I would like to see a response to this post from the folks at First Things.
Here is a taste of Annett’s piece:
Back in 1991, the late Richard John Neuhaus penned a now-famous op-ed for the Wall Street Journal, in which he argued that Pope John Paul II’s latest social encyclical, Centesimus Annus, represented a decisive break with the past—a development of doctrine, even. The new encyclical, proclaimed Neuhaus, was nothing less than a “ringing endorsement of the market economy.” He went on to argue that Catholics who defended democratic socialism or a “third way” between capitalism and socialism were in “serious error”. He then wagged his finger at the US bishops’ pastoral letter, Economic Justice for All, proclaiming it “unrepresentative of the Church’s authorative teaching.”
With the instincts of a seasoned politician, Neuhaus understood the importance of defining the narrative from the outset. He actually broke the encyclical’s embargo to do this, a serious ethical breach.
In this, Neuhaus had a team of supporters. George Weigel, for instance, echoed Neuhaus’s claim that this encyclical was part of a hermeneutic of discontinuity. “Centesimus Annus thus marks a decisive break with the curious materialism that has characterized aspects of modern Catholic social teaching since Leo XIII,” he opined back in 1992. There was no ambiguity: the encyclical marked a “new departure in Catholic social thought.” Ten years later, Weigel was still proclaiming that Centesimus Annus “set the social doctrine of the Church on a new path by its endorsement of the free economy.”
Michael Novak also joined the chorus at the time: “The encyclical Centesimus Annus does what many of us had long hoped some church authority would do: it captures the spirit and essence of the American experiment in political economy,” he proclaimed. “Thus Pope John Paul II has brought economic liberty…into Catholic social teaching.”
Read the rest here.
With the instincts of a seasoned politician, Neuhaus understood the importance of defining the narrative from the outset. He actually broke the encyclical’s embargo to do this, a serious ethical breach.
I don’t know what “embargo” means here, and it is an assault on Fr. Neuhaus personally, very dangerous ground. Encyclicals are not infallible ex cathedra.
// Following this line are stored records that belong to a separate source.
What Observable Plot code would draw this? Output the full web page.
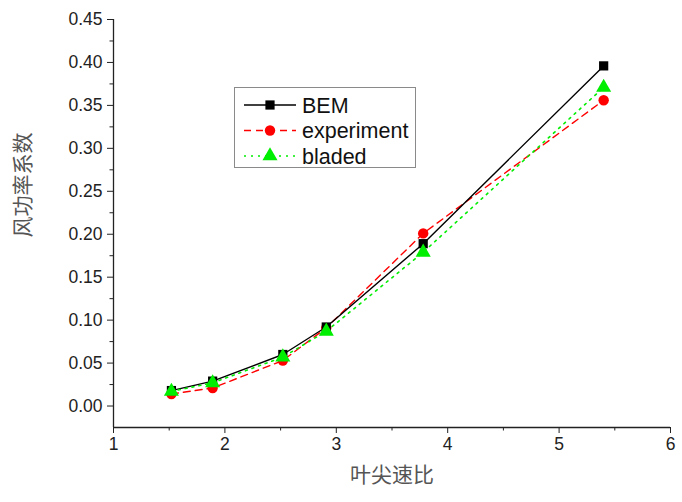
<!DOCTYPE html>
<html>
<head>
<meta charset="utf-8">
<script src="https://cdn.jsdelivr.net/npm/d3@7"></script>
<script src="https://cdn.jsdelivr.net/npm/@observablehq/plot@0.6"></script>
<style>
  html, body { margin: 0; padding: 0; background: #fff; }
  #wrap { position: relative; width: 682px; height: 502px; }
  #legend { position: absolute; left: 234px; top: 87px; width: 182px; height: 81px;
            border: 1px solid #8a8a8a; background: #fff; box-sizing: border-box; }
</style>
</head>
<body>
<div id="wrap"><div id="chart"></div><div id="legend"></div></div>
<script>
// ---- data ----
const tsr        = [1.52, 1.89, 2.52, 2.91, 3.78, 5.40];
const bem        = [0.018, 0.029, 0.060, 0.092, 0.189, 0.396];
const experiment = [0.014, 0.021, 0.053, 0.091, 0.201, 0.356];
const bladed     = [0.017, 0.027, 0.057, 0.087, 0.179, 0.371];
const seriesNames = ["BEM", "experiment", "bladed"];
const xTicks = [1, 2, 3, 4, 5, 6];
const yTicks = [0, 0.05, 0.10, 0.15, 0.20, 0.25, 0.30, 0.35, 0.40, 0.45];
const xLabel = "叶尖速比";
const yLabel = "风功率系数";

// ---- styles ----
const styles = {
  BEM:        {color: "#000000", symbol: "square",   r: 5.2, dash: null,  width: 1.4},
  experiment: {color: "#ff0000", symbol: "circle",   r: 5.2, dash: "7,5", width: 1.4},
  bladed:     {color: "#00ee00", symbol: "triangle", r: 5.6, dash: "2,5", width: 1.6}
};
const values = {BEM: bem, experiment: experiment, bladed: bladed};
const rows = s => tsr.map((x, i) => ({x, y: values[s][i], s}));

const xMinor = d3.range(1.5, 6, 1);
const yMinor = d3.range(0.025, 0.45, 0.05);
const tickFont = "Liberation Sans, Arial, sans-serif";
const cjkFont = "Noto Sans CJK SC, sans-serif";

const drawOrder = ["experiment", "BEM", "bladed"];
const marks = [];
// axis lines
marks.push(Plot.ruleX([1], {stroke: "#222", strokeWidth: 1.3}));
marks.push(Plot.ruleY([-0.025], {stroke: "#222", strokeWidth: 1.3}));
// major + minor ticks
marks.push(Plot.axisX({ticks: xTicks, tickSize: 6, tickPadding: 4, tickFormat: d => d, fontSize: 17.5, fontFamily: tickFont, color: "#222", label: null}));
marks.push(Plot.axisX({ticks: xMinor, tickSize: 3.5, tickFormat: () => "", label: null, color: "#222"}));
marks.push(Plot.axisY({ticks: yTicks, tickSize: 6, tickPadding: 5, tickFormat: d3.format(".2f"), fontSize: 17.5, fontFamily: tickFont, color: "#222", label: null}));
marks.push(Plot.axisY({ticks: yMinor, tickSize: 3.5, tickFormat: () => "", label: null, color: "#222"}));
// axis titles
marks.push(Plot.text([xLabel], {text: d => d, frameAnchor: "bottom", dy: 54, fontSize: 21, fontFamily: cjkFont, fill: "#555"}));
marks.push(Plot.text([yLabel], {text: d => d, frameAnchor: "left", dx: -90, dy: 14, rotate: -90, fontSize: 21, fontFamily: cjkFont, fill: "#555"}));

for (const s of drawOrder) {
  const st = styles[s];
  marks.push(Plot.line(rows(s), {x: "x", y: "y", stroke: st.color, strokeWidth: st.width, strokeDasharray: st.dash}));
}
for (const s of drawOrder) {
  const st = styles[s];
  marks.push(Plot.dot(rows(s), {x: "x", y: "y", symbol: () => st.symbol, r: st.r, fill: st.color, stroke: "none"}));
}

const chart = Plot.plot({
  width: 682,
  height: 502,
  marginLeft: 113,
  marginRight: 12,
  marginTop: 19,
  marginBottom: 75,
  style: {background: "#fff"},
  x: {domain: [1, 6]},
  y: {domain: [-0.025, 0.45]},
  symbol: {type: "identity"},
  marks
});
document.getElementById("chart").appendChild(chart);

// ---- legend ----
const leg = d3.select("#legend");
const lsvg = leg.append("svg").attr("width", 182).attr("height", 81);
seriesNames.forEach((s, i) => {
  const st = styles[s];
  const cy = 17 + i * 25.5;
  const g = lsvg.append("g");
  g.append("line").attr("x1", 9).attr("x2", 61).attr("y1", cy).attr("y2", cy)
    .attr("stroke", st.color).attr("stroke-width", st.width)
    .attr("stroke-dasharray", st.dash);
  const sym = {square: d3.symbolSquare, circle: d3.symbolCircle, triangle: d3.symbolTriangle}[st.symbol];
  g.append("path").attr("d", d3.symbol(sym, Math.PI * st.r * st.r)())
    .attr("transform", `translate(35,${cy})`).attr("fill", st.color);
  g.append("text").attr("x", 67).attr("y", cy).attr("dy", "0.36em")
    .attr("font-family", tickFont).attr("font-size", 21.5).attr("fill", "#111").text(s);
});
</script>
</body>
</html>
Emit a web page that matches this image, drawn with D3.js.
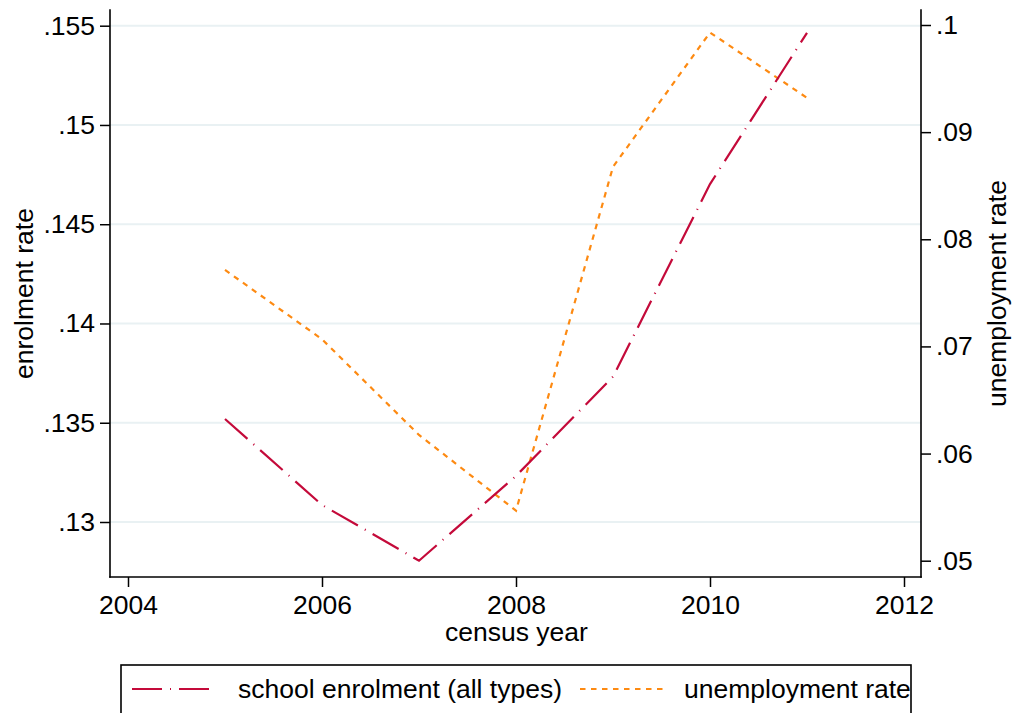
<!DOCTYPE html>
<html>
<head>
<meta charset="utf-8">
<script src="https://cdn.jsdelivr.net/npm/d3@7/dist/d3.min.js"></script>
<style>
  html, body { margin: 0; padding: 0; background: #ffffff; }
  svg { display: block; }
  text { font-family: "Liberation Sans", Arial, Helvetica, sans-serif; fill: #000; }
</style>
</head>
<body>
<svg id="chart" width="1014" height="713"></svg>
<script>
// Census years and the two series
const years = [2005, 2006, 2007, 2008, 2009, 2010, 2011];
const enrolment = [0.13519, 0.13086, 0.12805, 0.13232, 0.13732, 0.14702, 0.15464];
const unemployment = [0.07714, 0.07067, 0.06174, 0.05467, 0.08676, 0.0993, 0.0932];

// Axis ticks
const xTicks = [2004, 2006, 2008, 2010, 2012];
const leftTicks = [0.13, 0.135, 0.14, 0.145, 0.15, 0.155];
const rightTicks = [0.05, 0.06, 0.07, 0.08, 0.09, 0.1];

// Series labels
const seriesNames = ["school enrolment (all types)", "unemployment rate"];

const svg = d3.select("#chart");

// Plot region
const plot = { left: 110, right: 921, top: 10, bottom: 577 };

const x = d3.scaleLinear().domain([2004, 2012]).range([128, 904]);
const yL = d3.scaleLinear().domain([0.13, 0.155]).range([522, 25.7]);
const yR = d3.scaleLinear().domain([0.05, 0.1]).range([560.7, 25]);

// Strip leading zero, Stata style
const fmt = d => {
  const s = String(+d.toFixed(4));
  return s.startsWith("0.") ? s.slice(1) : s;
};

const colEnrol = "#c40a3a";
const colUnemp = "#fd8a12";

// Gridlines from the left axis
svg.append("g")
  .selectAll("line")
  .data(leftTicks)
  .join("line")
  .attr("x1", plot.left).attr("x2", plot.right)
  .attr("y1", d => yL(d)).attr("y2", d => yL(d))
  .attr("stroke", "#e9f1f3")
  .attr("stroke-width", 2);

// Series lines
const lineL = d3.line().x((d, i) => x(years[i])).y(d => yL(d));
const lineR = d3.line().x((d, i) => x(years[i])).y(d => yR(d));

svg.append("path")
  .datum(unemployment)
  .attr("d", lineR)
  .attr("fill", "none")
  .attr("stroke", colUnemp)
  .attr("stroke-width", 2.2)
  .attr("stroke-dasharray", "5.5,5.5");

svg.append("path")
  .datum(enrolment)
  .attr("d", lineL)
  .attr("fill", "none")
  .attr("stroke", colEnrol)
  .attr("stroke-width", 2.2)
  .attr("stroke-dasharray", "30,8,1,8");

// Axes
const tickFont = "26.5px";

const gL = svg.append("g").attr("transform", `translate(${plot.left},0)`)
  .call(d3.axisLeft(yL).tickValues(leftTicks).tickFormat(fmt).tickSize(10).tickPadding(5));
const gR = svg.append("g").attr("transform", `translate(${plot.right},0)`)
  .call(d3.axisRight(yR).tickValues(rightTicks).tickFormat(fmt).tickSize(10).tickPadding(5));
const gB = svg.append("g").attr("transform", `translate(0,${plot.bottom})`)
  .call(d3.axisBottom(x).tickValues(xTicks).tickFormat(d3.format("d")).tickSize(10).tickPadding(8));

[gL, gR, gB].forEach(g => {
  g.select(".domain").remove();
  g.selectAll(".tick line").attr("stroke", "#000").attr("stroke-width", 1.5);
  g.selectAll(".tick text").attr("font-size", tickFont).attr("fill", "#000")
    .style("font-family", "'Liberation Sans', Arial, sans-serif");
});

// Axis lines
const axisLines = [
  [plot.left, plot.top, plot.left, plot.bottom],
  [plot.right, plot.top, plot.right, plot.bottom],
  [plot.left, plot.bottom, plot.right, plot.bottom]
];
svg.append("g").selectAll("line").data(axisLines).join("line")
  .attr("x1", d => d[0]).attr("y1", d => d[1])
  .attr("x2", d => d[2]).attr("y2", d => d[3])
  .attr("stroke", "#000").attr("stroke-width", 1.6)
  .attr("stroke-linecap", "square");

// Axis titles
const midY = (plot.top + plot.bottom) / 2;
svg.append("text")
  .attr("transform", `translate(33,${midY}) rotate(-90)`)
  .attr("text-anchor", "middle")
  .attr("font-size", "26.5px")
  .text("enrolment rate");

svg.append("text")
  .attr("transform", `translate(1006,${midY}) rotate(-90)`)
  .attr("text-anchor", "middle")
  .attr("font-size", "26.5px")
  .text("unemployment rate");

svg.append("text")
  .attr("x", (plot.left + plot.right) / 2 + 1)
  .attr("y", 641)
  .attr("text-anchor", "middle")
  .attr("font-size", "26.5px")
  .text("census year");

// Legend
const legend = svg.append("g");
legend.append("rect")
  .attr("x", 121).attr("y", 665)
  .attr("width", 790).attr("height", 70)
  .attr("fill", "#fff").attr("stroke", "#000").attr("stroke-width", 1.6);

const keys = [
  { x1: 132, x2: 217, tx: 238, color: colEnrol, dash: "30,8,1,8", name: seriesNames[0] },
  { x1: 580, x2: 664, tx: 684, color: colUnemp, dash: "5.5,5.5", name: seriesNames[1] }
];
keys.forEach(k => {
  legend.append("line")
    .attr("x1", k.x1).attr("x2", k.x2)
    .attr("y1", 689).attr("y2", 689)
    .attr("stroke", k.color).attr("stroke-width", 2.2)
    .attr("stroke-dasharray", k.dash);
  legend.append("text")
    .attr("x", k.tx).attr("y", 698)
    .attr("font-size", "26.5px")
    .text(k.name);
});
</script>
</body>
</html>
It is permitted to differ with the pope in many matters, especially on the how of achieving desirable ends. As Benedict writes in Caritas in veritate
Whatever works, as long as it is in accordance with human dignity. Pace the left, gentlepersons such as the esteemed Dr. Arnett, “a climate change and sustainable development advisor at the Earth Institute at Columbia University and in this position is affiliated with Religions for Peace,” free-market capitalism is not necessarily antithetical to human dignity, and it has been damned effective.
https://www.aei.org/publication/take-a-bow-capitalism-nearly-1-billion-people-have-been-taken-out-of-extreme-poverty-in-20-years-thanks-to-markets/
How many people have been impoverished as the result of capitalism? How many more have died due to capitalism? To say that it has been damned effective is to neglect the whole story.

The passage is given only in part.